Leaders of both opposition parties said Monday that they intended to boycott Parliament’s presidential vote in a bid to force a new election, the Russian news agency Itar-Tass reported. It was unclear, however, whether their statements were simply a negotiating tactic.

"Voronin will not be supported by my bloc," Chisinau Mayor Serafim Urechean, leader of Democratic Moldova, said at a news conference.

Iurie Rosca, leader of the Christian Democrats, argued that "conditions were unequal" in the election, Itar-Tass reported. But both leaders said they had dropped plans for postelection street protests, the news agency said.

The bottom line has to be that the public simply don’t feel cheated enough to come out onto the streets.   

See my previous post for more thoughts on why opposition parties are unlikely to be able to unite to prevent Voronin’s re-electiont.

The Communist Party, meanwhile, plans to re-brand itself. 

Voronin, who previously suggested that his party might change its name, on Monday said the Communists would reorganize along the lines of European parties.

"A special-task commission is already working on this issue," he said.

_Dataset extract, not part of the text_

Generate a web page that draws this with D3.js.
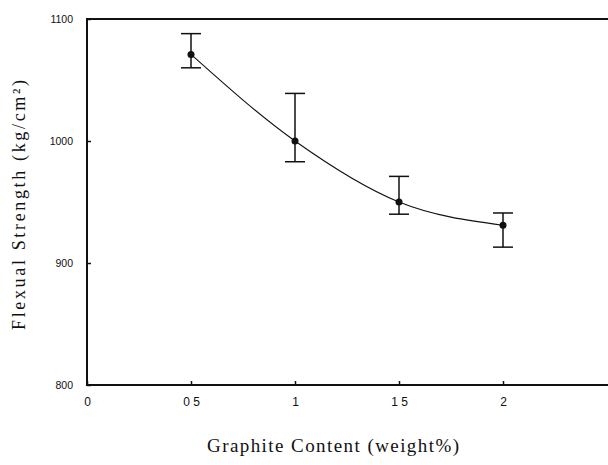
<!DOCTYPE html>
<html><head><meta charset="utf-8">
<script src="https://cdn.jsdelivr.net/npm/d3@7"></script>
<style>body{margin:0;background:#fff}svg{display:block}</style>
</head><body>
<svg id="c" width="608" height="465"></svg>
<script>
const content = [0.5, 1, 1.5, 2];
const strength = [1071, 1000, 950, 931];
const errHigh = [1088, 1039, 971, 941];
const errLow = [1060, 983, 940, 913];
const xTicks = [0, 0.5, 1, 1.5, 2];
const xTickLabels = ["0", "0 5", "1", "1 5", "2"];
const yTicks = [800, 900, 1000, 1100];
const yTickLabels = ["800", "900", "1000", "1100"];

const svg = d3.select("#c");
const x = d3.scaleLinear().domain([0, 2.5]).range([87, 607]);
const y = d3.scaleLinear().domain([800, 1100]).range([385, 19]);

// frame
svg.append("line").attr("x1", 87).attr("x2", 608).attr("y1", y(1100)).attr("y2", y(1100)).attr("stroke", "#111").attr("stroke-width", 2);
svg.append("line").attr("x1", 87).attr("x2", 608).attr("y1", y(800)).attr("y2", y(800)).attr("stroke", "#111").attr("stroke-width", 2);
svg.append("line").attr("x1", 87).attr("x2", 87).attr("y1", y(1100) - 1).attr("y2", y(800) + 1).attr("stroke", "#111").attr("stroke-width", 2);

// x axis
const xAxis = d3.axisBottom(x).tickValues(xTicks).tickSize(-4).tickPadding(12)
  .tickFormat((d, i) => xTickLabels[i]);
const gx = svg.append("g").attr("transform", `translate(0,${y(800)})`).call(xAxis);
gx.select(".domain").remove();
gx.selectAll("line").attr("stroke", "#111").attr("stroke-width", 1.5);
gx.selectAll("text").attr("font-family", "Liberation Sans, Arial, sans-serif").attr("font-size", 12).attr("fill", "#111");

// y axis
const yAxis = d3.axisLeft(y).tickValues(yTicks).tickSize(-4).tickPadding(14)
  .tickFormat((d, i) => yTickLabels[i]);
const gy = svg.append("g").attr("transform", `translate(87,0)`).call(yAxis);
gy.select(".domain").remove();
gy.selectAll("line").attr("stroke", "#111").attr("stroke-width", 1.5);
gy.selectAll("text").attr("font-family", "Liberation Sans, Arial, sans-serif").attr("font-size", 10.5).attr("fill", "#111");

// curve
const line = d3.line().x((d, i) => x(content[i])).y(d => y(d)).curve(d3.curveMonotoneX);
svg.append("path").attr("d", line(strength)).attr("fill", "none").attr("stroke", "#111").attr("stroke-width", 1.1);

// error bars
const eb = svg.append("g").attr("stroke", "#111");
content.forEach((c, i) => {
  eb.append("line").attr("x1", x(c)).attr("x2", x(c)).attr("y1", y(errHigh[i])).attr("y2", y(errLow[i])).attr("stroke-width", 1.5);
  eb.append("line").attr("x1", x(c) - 10).attr("x2", x(c) + 10).attr("y1", y(errHigh[i])).attr("y2", y(errHigh[i])).attr("stroke-width", 1.5);
  eb.append("line").attr("x1", x(c) - 10).attr("x2", x(c) + 10).attr("y1", y(errLow[i])).attr("y2", y(errLow[i])).attr("stroke-width", 1.5);
});

// markers
svg.append("g").selectAll("circle").data(strength).join("circle")
  .attr("cx", (d, i) => x(content[i])).attr("cy", d => y(d)).attr("r", 3.5).attr("fill", "#111");

// titles
svg.append("text").attr("x", 207).attr("y", 452)
  .attr("font-family", "Liberation Serif, Times New Roman, serif").attr("font-size", 19).attr("fill", "#111")
  .attr("textLength", 252).attr("lengthAdjust", "spacing")
  .text("Graphite Content (weight%)");
svg.append("text").attr("transform", `translate(25,330) rotate(-90)`)
  .attr("font-family", "Liberation Serif, Times New Roman, serif").attr("font-size", 18).attr("fill", "#111")
  .attr("textLength", 250).attr("lengthAdjust", "spacing")
  .text("Flexual Strength (kg/cm²)");
</script>
</body></html>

It’s a smart move, of course.  The name just gives out the wrong vibes to the world, especially to the EU.  The possession of a functioning free market is one of the key standards that any state aspiring to membership must meet and, although the Moldovan Communist Party of today promotes the free-markets and privatisation, the EU could never justify accepting a Communist state (even if it is in name only) into its club.  The EU is packed full, however, of ‘social-democratic’ parties.